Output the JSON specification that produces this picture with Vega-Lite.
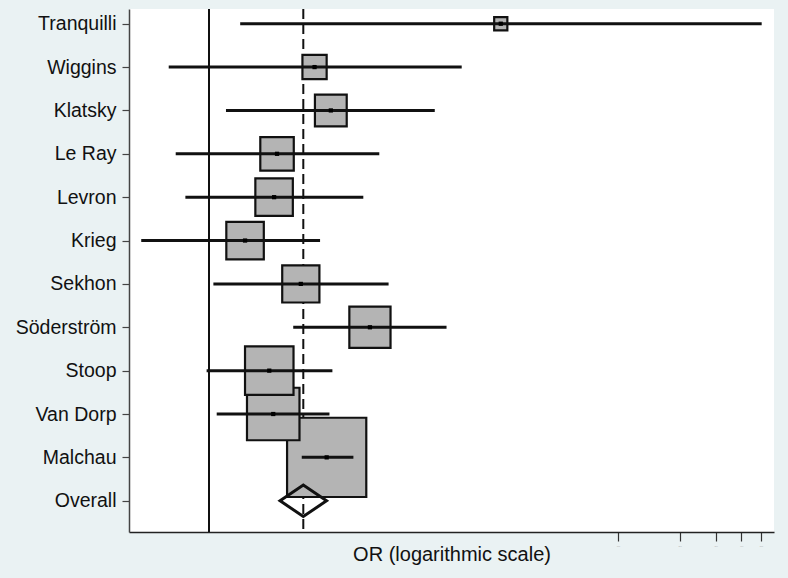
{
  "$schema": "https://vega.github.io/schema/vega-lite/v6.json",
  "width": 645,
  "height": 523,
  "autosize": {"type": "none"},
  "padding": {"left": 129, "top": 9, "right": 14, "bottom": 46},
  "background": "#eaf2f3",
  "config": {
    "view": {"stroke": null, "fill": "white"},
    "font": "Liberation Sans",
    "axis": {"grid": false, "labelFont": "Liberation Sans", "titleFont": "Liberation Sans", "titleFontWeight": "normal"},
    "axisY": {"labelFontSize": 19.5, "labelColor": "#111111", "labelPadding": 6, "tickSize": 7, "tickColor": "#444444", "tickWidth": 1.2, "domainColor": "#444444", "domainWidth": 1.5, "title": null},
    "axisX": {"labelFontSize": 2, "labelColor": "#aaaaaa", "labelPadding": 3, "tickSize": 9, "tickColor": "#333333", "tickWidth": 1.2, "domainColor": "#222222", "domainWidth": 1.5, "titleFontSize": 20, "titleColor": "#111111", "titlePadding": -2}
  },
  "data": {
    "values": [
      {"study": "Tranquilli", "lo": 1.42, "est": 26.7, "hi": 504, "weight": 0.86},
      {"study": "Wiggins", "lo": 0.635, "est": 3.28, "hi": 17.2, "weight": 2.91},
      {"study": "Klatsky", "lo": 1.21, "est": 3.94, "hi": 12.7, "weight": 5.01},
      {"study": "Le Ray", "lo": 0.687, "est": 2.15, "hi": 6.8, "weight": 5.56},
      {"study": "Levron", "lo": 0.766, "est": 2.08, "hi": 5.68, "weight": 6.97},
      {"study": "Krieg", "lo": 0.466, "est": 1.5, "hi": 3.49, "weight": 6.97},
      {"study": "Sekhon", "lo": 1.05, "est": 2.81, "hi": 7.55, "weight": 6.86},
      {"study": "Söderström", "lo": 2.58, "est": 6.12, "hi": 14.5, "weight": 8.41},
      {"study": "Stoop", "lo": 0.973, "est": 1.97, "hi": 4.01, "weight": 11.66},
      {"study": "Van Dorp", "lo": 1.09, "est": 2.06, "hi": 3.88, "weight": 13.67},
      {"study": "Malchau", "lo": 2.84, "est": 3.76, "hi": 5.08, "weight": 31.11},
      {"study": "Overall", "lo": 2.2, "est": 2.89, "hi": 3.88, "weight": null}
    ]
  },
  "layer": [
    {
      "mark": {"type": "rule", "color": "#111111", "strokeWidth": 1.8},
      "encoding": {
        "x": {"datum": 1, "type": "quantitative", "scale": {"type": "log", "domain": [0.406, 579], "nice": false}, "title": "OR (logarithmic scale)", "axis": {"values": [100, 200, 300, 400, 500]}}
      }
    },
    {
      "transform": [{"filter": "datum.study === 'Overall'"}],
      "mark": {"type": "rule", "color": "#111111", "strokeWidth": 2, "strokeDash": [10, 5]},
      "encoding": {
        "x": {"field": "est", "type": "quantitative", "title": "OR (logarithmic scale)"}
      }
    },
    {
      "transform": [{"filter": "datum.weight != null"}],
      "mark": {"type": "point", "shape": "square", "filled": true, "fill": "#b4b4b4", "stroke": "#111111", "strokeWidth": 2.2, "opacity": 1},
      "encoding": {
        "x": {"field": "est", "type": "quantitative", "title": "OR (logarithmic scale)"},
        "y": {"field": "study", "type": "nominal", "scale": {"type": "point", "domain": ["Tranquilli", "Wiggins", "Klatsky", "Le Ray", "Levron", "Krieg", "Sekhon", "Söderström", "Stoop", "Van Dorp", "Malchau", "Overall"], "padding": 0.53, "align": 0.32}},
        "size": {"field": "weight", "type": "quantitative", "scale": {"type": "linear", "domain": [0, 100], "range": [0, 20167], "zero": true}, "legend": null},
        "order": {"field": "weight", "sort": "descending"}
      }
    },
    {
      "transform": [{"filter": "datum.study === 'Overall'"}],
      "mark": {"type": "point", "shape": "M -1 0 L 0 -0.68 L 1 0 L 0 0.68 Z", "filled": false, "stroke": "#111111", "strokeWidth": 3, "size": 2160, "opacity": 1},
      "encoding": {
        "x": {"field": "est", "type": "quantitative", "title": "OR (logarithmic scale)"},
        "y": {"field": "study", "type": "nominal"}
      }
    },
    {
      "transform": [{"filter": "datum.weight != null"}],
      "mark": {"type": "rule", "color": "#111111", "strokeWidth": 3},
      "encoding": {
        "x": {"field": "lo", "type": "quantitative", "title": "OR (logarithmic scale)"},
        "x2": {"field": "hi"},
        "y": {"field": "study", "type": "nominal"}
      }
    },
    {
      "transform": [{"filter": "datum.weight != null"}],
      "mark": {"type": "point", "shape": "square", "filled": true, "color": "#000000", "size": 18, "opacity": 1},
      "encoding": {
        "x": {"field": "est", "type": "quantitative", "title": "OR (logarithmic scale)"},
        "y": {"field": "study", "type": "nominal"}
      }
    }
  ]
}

※ ※ ※

# What you have to do
Output the material word for word, omitting its pictures.

# Final result
Output the JSON specification that produces this picture with Vega-Lite.
{
  "$schema": "https://vega.github.io/schema/vega-lite/v6.json",
  "width": 645,
  "height": 523,
  "autosize": {"type": "none"},
  "padding": {"left": 129, "top": 9, "right": 14, "bottom": 46},
  "background": "#eaf2f3",
  "config": {
    "view": {"stroke": null, "fill": "white"},
    "font": "Liberation Sans",
    "axis": {"grid": false, "labelFont": "Liberation Sans", "titleFont": "Liberation Sans", "titleFontWeight": "normal"},
    "axisY": {"labelFontSize": 19.5, "labelColor": "#111111", "labelPadding": 6, "tickSize": 7, "tickColor": "#444444", "tickWidth": 1.2, "domainColor": "#444444", "domainWidth": 1.5, "title": null},
    "axisX": {"labelFontSize": 2, "labelColor": "#aaaaaa", "labelPadding": 3, "tickSize": 9, "tickColor": "#333333", "tickWidth": 1.2, "domainColor": "#222222", "domainWidth": 1.5, "titleFontSize": 20, "titleColor": "#111111", "titlePadding": -2}
  },
  "data": {
    "values": [
      {"study": "Tranquilli", "lo": 1.42, "est": 26.7, "hi": 504, "weight": 0.86},
      {"study": "Wiggins", "lo": 0.635, "est": 3.28, "hi": 17.2, "weight": 2.91},
      {"study": "Klatsky", "lo": 1.21, "est": 3.94, "hi": 12.7, "weight": 5.01},
      {"study": "Le Ray", "lo": 0.687, "est": 2.15, "hi": 6.8, "weight": 5.56},
      {"study": "Levron", "lo": 0.766, "est": 2.08, "hi": 5.68, "weight": 6.97},
      {"study": "Krieg", "lo": 0.466, "est": 1.5, "hi": 3.49, "weight": 6.97},
      {"study": "Sekhon", "lo": 1.05, "est": 2.81, "hi": 7.55, "weight": 6.86},
      {"study": "Söderström", "lo": 2.58, "est": 6.12, "hi": 14.5, "weight": 8.41},
      {"study": "Stoop", "lo": 0.973, "est": 1.97, "hi": 4.01, "weight": 11.66},
      {"study": "Van Dorp", "lo": 1.09, "est": 2.06, "hi": 3.88, "weight": 13.67},
      {"study": "Malchau", "lo": 2.84, "est": 3.76, "hi": 5.08, "weight": 31.11},
      {"study": "Overall", "lo": 2.2, "est": 2.89, "hi": 3.88, "weight": null}
    ]
  },
  "layer": [
    {
      "mark": {"type": "rule", "color": "#111111", "strokeWidth": 1.8},
      "encoding": {
        "x": {"datum": 1, "type": "quantitative", "scale": {"type": "log", "domain": [0.406, 579], "nice": false}, "title": "OR (logarithmic scale)", "axis": {"values": [100, 200, 300, 400, 500]}}
      }
    },
    {
      "transform": [{"filter": "datum.study === 'Overall'"}],
      "mark": {"type": "rule", "color": "#111111", "strokeWidth": 2, "strokeDash": [10, 5]},
      "encoding": {
        "x": {"field": "est", "type": "quantitative", "title": "OR (logarithmic scale)"}
      }
    },
    {
      "transform": [{"filter": "datum.weight != null"}],
      "mark": {"type": "point", "shape": "square", "filled": true, "fill": "#b4b4b4", "stroke": "#111111", "strokeWidth": 2.2, "opacity": 1},
      "encoding": {
        "x": {"field": "est", "type": "quantitative", "title": "OR (logarithmic scale)"},
        "y": {"field": "study", "type": "nominal", "scale": {"type": "point", "domain": ["Tranquilli", "Wiggins", "Klatsky", "Le Ray", "Levron", "Krieg", "Sekhon", "Söderström", "Stoop", "Van Dorp", "Malchau", "Overall"], "padding": 0.53, "align": 0.32}},
        "size": {"field": "weight", "type": "quantitative", "scale": {"type": "linear", "domain": [0, 100], "range": [0, 20167], "zero": true}, "legend": null},
        "order": {"field": "weight", "sort": "descending"}
      }
    },
    {
      "transform": [{"filter": "datum.study === 'Overall'"}],
      "mark": {"type": "point", "shape": "M -1 0 L 0 -0.68 L 1 0 L 0 0.68 Z", "filled": false, "stroke": "#111111", "strokeWidth": 3, "size": 2160, "opacity": 1},
      "encoding": {
        "x": {"field": "est", "type": "quantitative", "title": "OR (logarithmic scale)"},
        "y": {"field": "study", "type": "nominal"}
      }
    },
    {
      "transform": [{"filter": "datum.weight != null"}],
      "mark": {"type": "rule", "color": "#111111", "strokeWidth": 3},
      "encoding": {
        "x": {"field": "lo", "type": "quantitative", "title": "OR (logarithmic scale)"},
        "x2": {"field": "hi"},
        "y": {"field": "study", "type": "nominal"}
      }
    },
    {
      "transform": [{"filter": "datum.weight != null"}],
      "mark": {"type": "point", "shape": "square", "filled": true, "color": "#000000", "size": 18, "opacity": 1},
      "encoding": {
        "x": {"field": "est", "type": "quantitative", "title": "OR (logarithmic scale)"},
        "y": {"field": "study", "type": "nominal"}
      }
    }
  ]
}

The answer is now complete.